In fact, sources show that almost 50 percent of dogs who begin the race do not finish due to injury, illness or death. And as mentioned before, dogs who don’t measure up don’t last long in this “sport”.
Now, the race is cruel in of itself, but what makes it even more pathetic is how it’s touted in the media as commemoration of a valiant diphtheria serum run from 1925.
However, the race is really only a rehashing of sweepstakes runs from the 1900s. Runs which were, like recent races, all about money.
Winning mushers stand to make hundreds of thousands of dollars from prize money, sponsorships and breeding fees. And while some of the monetary amounts may seem small in comparison to what some celebrities make for one appearance or commercial, they are large to people living in small towns where the dogs are their biggest expense.
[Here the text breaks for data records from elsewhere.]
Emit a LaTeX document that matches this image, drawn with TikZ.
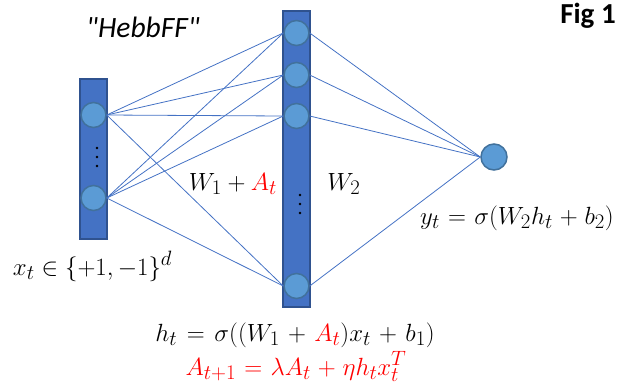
\documentclass[tikz,border=0pt]{standalone}
\usepackage{fontspec}
\setmainfont{Carlito}
\newfontfamily\titlefont[Ligatures=TeXOff]{Carlito}
\definecolor{barblue}{HTML}{4472C4}
\definecolor{baredge}{HTML}{2F528F}
\definecolor{nodeblue}{HTML}{5B9BD5}
\definecolor{nodeedge}{HTML}{41719C}
\definecolor{linkblue}{HTML}{4472C4}
\definecolor{hebbred}{HTML}{FF0000}
\begin{document}
\begin{tikzpicture}[x=1pt,y=-1pt,
  layerbar/.style={draw=baredge, fill=barblue, line width=1.5pt, inner sep=0pt, minimum width=27pt},
  unit/.style={circle, draw=nodeedge, fill=nodeblue, line width=1.5pt, inner sep=0pt, minimum size=25pt},
  link/.style={draw=linkblue, line width=0.8pt},
  mathlbl/.style={anchor=base, inner sep=0pt, font=\fontsize{28}{32}\selectfont},
  vdot/.style={fill=black}]
\useasboundingbox (0,0) rectangle (623,389);
% bars
\node[layerbar, minimum height=160pt] (Lbar) at (93.5,159) {};
\node[layerbar, minimum height=296pt] (Mbar) at (296.5,159) {};
% units
\node[unit] (x1) at (93.5,115) {};
\node[unit] (x2) at (93.5,198) {};
\node[unit] (h1) at (296.5,33) {};
\node[unit] (h2) at (296.5,75) {};
\node[unit] (h3) at (296.5,116) {};
\node[unit] (h4) at (296.5,286) {};
\node[unit, minimum size=26pt] (y) at (494,157) {};
% dots
\foreach \yy in {148,157,166} \fill[vdot] (97,\yy) circle (1.4);
\foreach \yy in {195,204,213} \fill[vdot] (300,\yy) circle (1.4);
% links
\foreach \a in {x1,x2}
  \foreach \b in {h1,h2,h3,h4}
    \draw[link] (\a.east) -- (\b.west);
\foreach \b in {h1,h2,h3,h4}
  \draw[link] (\b.east) -- (y.west);
% texts
\node[font=\fontsize{29.5}{33}\titlefont\itshape] (title) at (143,27) {"HebbFF"};
\node[font=\fontsize{29}{33}\selectfont\bfseries] (fig) at (588,16) {Fig 1};
\node[mathlbl] (w1) at (233,190) {$W_1+{\color{hebbred}A_t}$};
\node[mathlbl] (w2) at (344,190) {$W_2$};
\node[mathlbl] (xt) at (92.5,275) {$x_t\in\{+1,-1\}^d$};
\node[mathlbl] (yt) at (517,224) {$\medmuskip=5mu\thickmuskip=6mu y_t=\sigma(W_2h_t+b_2)$};
\node[mathlbl] (ht) at (295,341) {$\medmuskip=6mu\thickmuskip=7mu h_t=\sigma\bigl((W_1+{\color{hebbred}A_t})x_t+b_1\bigr)$};
\node[mathlbl, text=hebbred] (at) at (296,375) {$\medmuskip=5mu\thickmuskip=6mu A_{t+1}=\lambda A_t+\eta h_t x_t^T$};
\end{tikzpicture}
\end{document}
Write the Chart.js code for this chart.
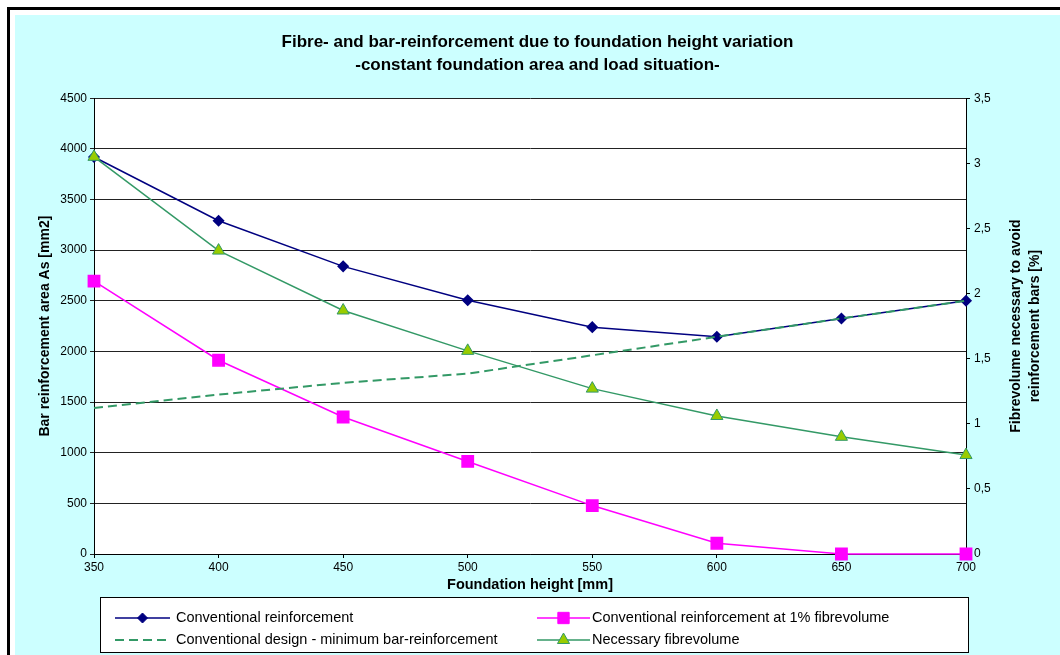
<!DOCTYPE html>
<html>
<head>
<meta charset="utf-8">
<title>Fibre- and bar-reinforcement</title>
<script src="https://cdn.jsdelivr.net/npm/chart.js"></script>
<style>
  html, body { margin: 0; padding: 0; background: #fff; }
  #wrap { width: 1060px; height: 655px; }
</style>
</head>
<body>
<div id="wrap"><canvas id="reinfChart" width="1060" height="655"></canvas></div>
<script>
// values
const heights = [350, 400, 450, 500, 550, 600, 650, 700];
const conventional = [3920, 3290, 2840, 2505, 2240, 2145, 2325, 2500];
const conventionalAt1pct = [2695, 1913, 1353, 914, 478, 106, 0, 0];
const minimumBar = [1442, 1574, 1690, 1781, 1962, 2145, 2325, 2500];
const fibreVolume = [3.05, 2.33, 1.87, 1.56, 1.27, 1.06, 0.90, 0.76];

const seriesLabels = [
  "Conventional reinforcement",
  "Conventional reinforcement at 1% fibrevolume",
  "Conventional design - minimum bar-reinforcement",
  "Necessary fibrevolume"
];
const titleLines = [
  "Fibre- and bar-reinforcement due to foundation height variation",
  "-constant foundation area and load situation-"
];
const xTitle = "Foundation height [mm]";
const yTitle = "Bar reinforcement area As [mm2]";
const y1Title = ["Fibrevolume necessary to avoid", "reinforcement bars [%]"];

const FONT = "'Liberation Sans', Arial, sans-serif";
Chart.defaults.font.family = FONT;
Chart.defaults.color = "#000";

function points(values) {
  return heights.map((h, i) => ({ x: h, y: values[i] }));
}

// cyan chart area, black frame and white plot area
const backgroundPlugin = {
  id: "excelBackground",
  beforeDraw(chart) {
    const ctx = chart.ctx;
    const a = chart.chartArea;
    ctx.save();
    ctx.fillStyle = "#fff";
    ctx.fillRect(0, 0, chart.width, chart.height);
    ctx.fillStyle = "#000";
    ctx.fillRect(7, 7, chart.width - 7, 3);
    ctx.fillRect(7, 7, 3, chart.height - 7);
    ctx.fillStyle = "#CCFFFF";
    ctx.fillRect(15, 15, chart.width - 15, chart.height - 15);
    ctx.fillStyle = "#fff";
    ctx.fillRect(a.left, a.top, a.right - a.left, a.bottom - a.top);
    ctx.restore();
  }
};

// right axis title reads bottom-to-top like the left one
const rightTitlePlugin = {
  id: "rightTitle",
  afterDraw(chart) {
    const ctx = chart.ctx;
    const a = chart.chartArea;
    ctx.save();
    ctx.translate(1016, (a.top + a.bottom) / 2);
    ctx.rotate(-Math.PI / 2);
    ctx.font = "bold 14px " + FONT;
    ctx.fillStyle = "#000";
    ctx.textAlign = "center";
    ctx.textBaseline = "middle";
    y1Title.forEach((t, i) => ctx.fillText(t, 0, i * 19));
    ctx.restore();
  }
};

function legendMarker(ctx, ds, x, y) {
  if (!ds.pointRadius) return;
  const opts = {
    pointStyle: ds.pointStyle,
    radius: ds.pointRadius,
    rotation: 0,
    borderWidth: ds.pointBorderWidth || 1
  };
  ctx.fillStyle = ds.pointBackgroundColor;
  ctx.strokeStyle = ds.pointBorderColor || ds.borderColor;
  ctx.lineWidth = opts.borderWidth;
  ctx.setLineDash([]);
  Chart.helpers.drawPoint(ctx, opts, x, y);
}

// two-column boxed legend like the Excel one
const boxLegendPlugin = {
  id: "boxLegend",
  afterDraw(chart) {
    const ctx = chart.ctx;
    const box = { x: 100.5, y: 597.5, w: 868, h: 55 };
    ctx.save();
    ctx.fillStyle = "#fff";
    ctx.fillRect(box.x, box.y, box.w, box.h);
    ctx.strokeStyle = "#000";
    ctx.lineWidth = 1;
    ctx.strokeRect(box.x, box.y, box.w, box.h);
    const cols = [{ x0: 115, x1: 170, tx: 176 }, { x0: 537, x1: 590, tx: 592 }];
    const rows = [618, 640];
    ctx.font = "14.5px " + FONT;
    ctx.textBaseline = "middle";
    chart.data.datasets.forEach((ds, i) => {
      const c = cols[i % 2];
      const y = rows[Math.floor(i / 2)];
      ctx.strokeStyle = ds.borderColor;
      ctx.lineWidth = ds.borderWidth;
      ctx.setLineDash(ds.borderDash || []);
      ctx.beginPath();
      ctx.moveTo(c.x0, y);
      ctx.lineTo(c.x1, y);
      ctx.stroke();
      legendMarker(ctx, ds, (c.x0 + c.x1) / 2, y);
      ctx.fillStyle = "#000";
      ctx.fillText(ds.label, c.tx, y);
    });
    ctx.restore();
  }
};

const ctx = document.getElementById("reinfChart").getContext("2d");
new Chart(ctx, {
  type: "line",
  data: {
    datasets: [
      {
        label: seriesLabels[0],
        data: points(conventional),
        yAxisID: "y",
        borderColor: "#000080",
        borderWidth: 1.5,
        pointStyle: "rectRot",
        pointRadius: 5,
        pointBackgroundColor: "#000080",
        pointBorderColor: "#000080",
        order: 4
      },
      {
        label: seriesLabels[1],
        data: points(conventionalAt1pct),
        yAxisID: "y",
        borderColor: "#FF00FF",
        borderWidth: 1.5,
        pointStyle: "rect",
        pointRadius: 8,
        pointBackgroundColor: "#FF00FF",
        pointBorderColor: "#FF00FF",
        order: 3
      },
      {
        label: seriesLabels[2],
        data: points(minimumBar),
        yAxisID: "y",
        borderColor: "#339966",
        borderWidth: 2,
        borderDash: [9, 5],
        pointRadius: 0,
        order: 2
      },
      {
        label: seriesLabels[3],
        data: points(fibreVolume),
        yAxisID: "y1",
        borderColor: "#339966",
        borderWidth: 1.5,
        pointStyle: "triangle",
        pointRadius: 7,
        pointBackgroundColor: "#99CC00",
        pointBorderColor: "#339966",
        pointBorderWidth: 1,
        order: 1
      }
    ]
  },
  options: {
    responsive: false,
    animation: false,
    clip: false,
    elements: { line: { tension: 0, fill: false } },
    layout: { padding: { top: 15, left: 15, right: 0, bottom: 56 } },
    plugins: {
      legend: { display: false },
      tooltip: { enabled: false },
      title: {
        display: true,
        text: titleLines,
        font: { size: 17, weight: "bold", lineHeight: 1.36 },
        color: "#000",
        padding: { top: 16, bottom: 21 }
      }
    },
    scales: {
      x: {
        type: "linear",
        min: 350,
        max: 700,
        ticks: { stepSize: 50, autoSkip: false, maxRotation: 0, font: { size: 12 }, padding: 2 },
        grid: { drawOnChartArea: false, tickLength: 4, color: "#000" },
        border: { color: "#000" },
        title: { display: true, text: xTitle, font: { size: 14.5, weight: "bold" }, padding: { bottom: 5 } },
        afterFit: s => { s.height = 45; }
      },
      y: {
        position: "left",
        min: 0,
        max: 4500,
        ticks: { stepSize: 500, font: { size: 12 }, padding: 3, callback: v => String(v) },
        grid: { color: "#222", tickLength: 4 },
        border: { color: "#000" },
        title: { display: true, text: yTitle, font: { size: 14, weight: "bold" }, padding: { top: 22 } },
        afterFit: s => { s.width = 79; }
      },
      y1: {
        position: "right",
        min: 0,
        max: 3.5,
        ticks: {
          stepSize: 0.5,
          font: { size: 12 },
          padding: 4,
          callback: v => String(v).replace(".", ",")
        },
        grid: { drawOnChartArea: false, tickLength: 4, color: "#000" },
        border: { color: "#000" },
        afterFit: s => { s.width = 94; }
      }
    }
  },
  plugins: [backgroundPlugin, rightTitlePlugin, boxLegendPlugin]
});
</script>
</body>
</html>
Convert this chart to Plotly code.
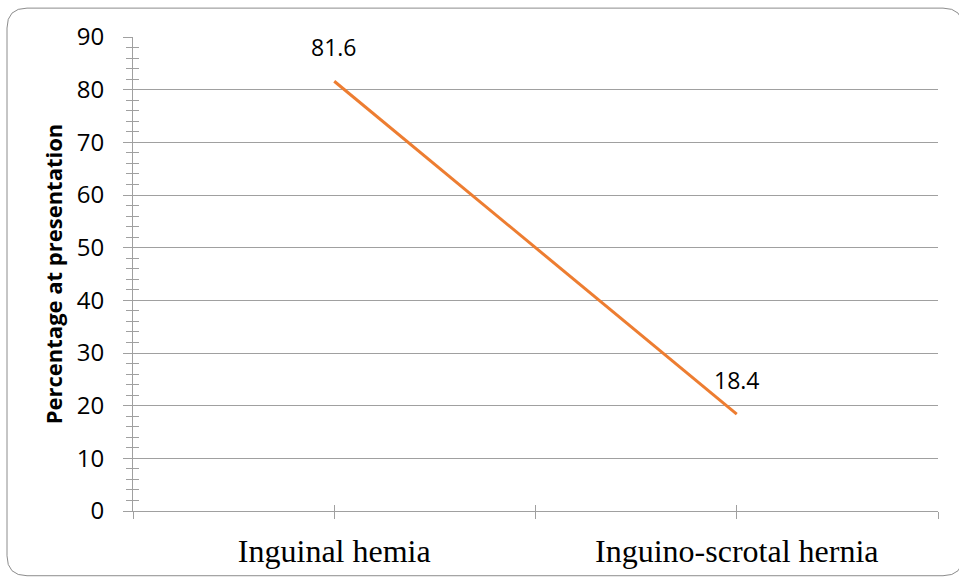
import plotly.graph_objects as go

categories = ["Inguinal hemia", "Inguino-scrotal hernia"]
values = [81.6, 18.4]
value_labels = ["81.6", "18.4"]
y_title = "Percentage at presentation"

W, H = 959, 581
L, R, T, B = 133, 21, 37, 68

n = len(categories)
xpos = [2 * i + 1 for i in range(n)]
tickvals = list(range(0, 2 * n + 1))
ticktext = [""] * len(tickvals)
for i, c in enumerate(categories):
    ticktext[2 * i + 1] = c

GRID = "#a0a0a0"
ORANGE = "#ED7D31"

fig = go.Figure()
fig.add_trace(go.Scatter(
    x=xpos, y=values, mode="lines",
    line=dict(color=ORANGE, width=3),
    hoverinfo="skip", showlegend=False,
))
# invisible trace to activate overlay axes (inside half of cross ticks)
fig.add_trace(go.Scatter(
    x=xpos, y=values, mode="lines", xaxis="x2", yaxis="y2",
    line=dict(color="rgba(0,0,0,0)", width=0),
    hoverinfo="skip", showlegend=False,
))

for xv, yv, lab in zip(xpos, values, value_labels):
    fig.add_annotation(
        x=xv, y=yv, text=lab, showarrow=False, yshift=34,
        font=dict(family="Open Sans", size=23, color="#000000"),
    )

# rounded border
px = lambda p: (p - L) / (W - L - R)
py = lambda p: (H - B - p) / (H - T - B)
x0, x1, y0, y1 = 7, 963, 8, 578
r = 20
rx = r / (W - L - R)
ry = r / (H - T - B)
X0, X1, Y0, Y1 = px(x0), px(x1), py(y0), py(y1)
path = (f"M {X0+rx} {Y0} L {X1-rx} {Y0} Q {X1} {Y0} {X1} {Y0-ry} "
        f"L {X1} {Y1+ry} Q {X1} {Y1} {X1-rx} {Y1} "
        f"L {X0+rx} {Y1} Q {X0} {Y1} {X0} {Y1+ry} "
        f"L {X0} {Y0-ry} Q {X0} {Y0} {X0+rx} {Y0} Z")
fig.add_shape(type="path", path=path, xref="paper", yref="paper",
              line=dict(color="#8c8c8c", width=1), layer="below")

fig.update_layout(
    width=W, height=H,
    margin=dict(l=L, r=R, t=T, b=B, pad=0),
    paper_bgcolor="white", plot_bgcolor="white",
    showlegend=False,
    xaxis=dict(
        range=[0, 2 * n], tickvals=tickvals, ticktext=ticktext,
        ticks="outside", ticklen=7, tickcolor=GRID, tickwidth=1,
        showline=True, linecolor=GRID, linewidth=1,
        showgrid=False, zeroline=False,
        tickfont=dict(family="Liberation Serif", size=32, color="#000000"),
        ticklabelstandoff=5,
    ),
    yaxis=dict(
        range=[0, 90], dtick=10, tick0=0,
        ticks="outside", ticklen=9, tickcolor=GRID, tickwidth=1,
        showline=True, linecolor=GRID, linewidth=1,
        showgrid=True, gridcolor=GRID, gridwidth=1,
        zeroline=False,
        minor=dict(dtick=2, ticks="outside", ticklen=6, tickcolor=GRID, showgrid=False),
        tickfont=dict(family="Open Sans", size=24, color="#000000"),
        ticklabelstandoff=14,
        title=dict(text=y_title, standoff=8,
                   font=dict(family="Open Sans", size=22, color="#000000", weight="bold")),
    ),
    xaxis2=dict(
        range=[0, 2 * n], tickvals=tickvals, ticktext=[""] * len(tickvals),
        overlaying="x", anchor="y2", side="bottom",
        ticks="inside", ticklen=6, tickcolor=GRID, tickwidth=1,
        showline=False, showgrid=False, zeroline=False, showticklabels=False,
    ),
    yaxis2=dict(
        range=[0, 90], dtick=10, tick0=0,
        overlaying="y", anchor="x2", side="left",
        ticks="inside", ticklen=6, tickcolor=GRID, tickwidth=1,
        minor=dict(dtick=2, ticks="inside", ticklen=6, tickcolor=GRID, showgrid=False),
        showline=False, showgrid=False, zeroline=False, showticklabels=False,
    ),
)

fig.write_html("out.html")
To top it off, all those men and women who get the prizes in the end really do is sit on a sleigh and yell – half the time they sleep while the dogs (the ones exerting mass amounts of energy) barely get to rest.
In fact, there is nothing in the Iditarod rules that prohibits mushers from being half drunk while racing. So, not only do the humans involved barely do anything, they can do it while wasted.
I think Alaska and the folks in charge of the Iditarod should take a cue from the kids who put on the animal-free Ikidarod in Mission Hills, Calif..
Let the humans pull the sleighs for a while. It might just change some outlooks.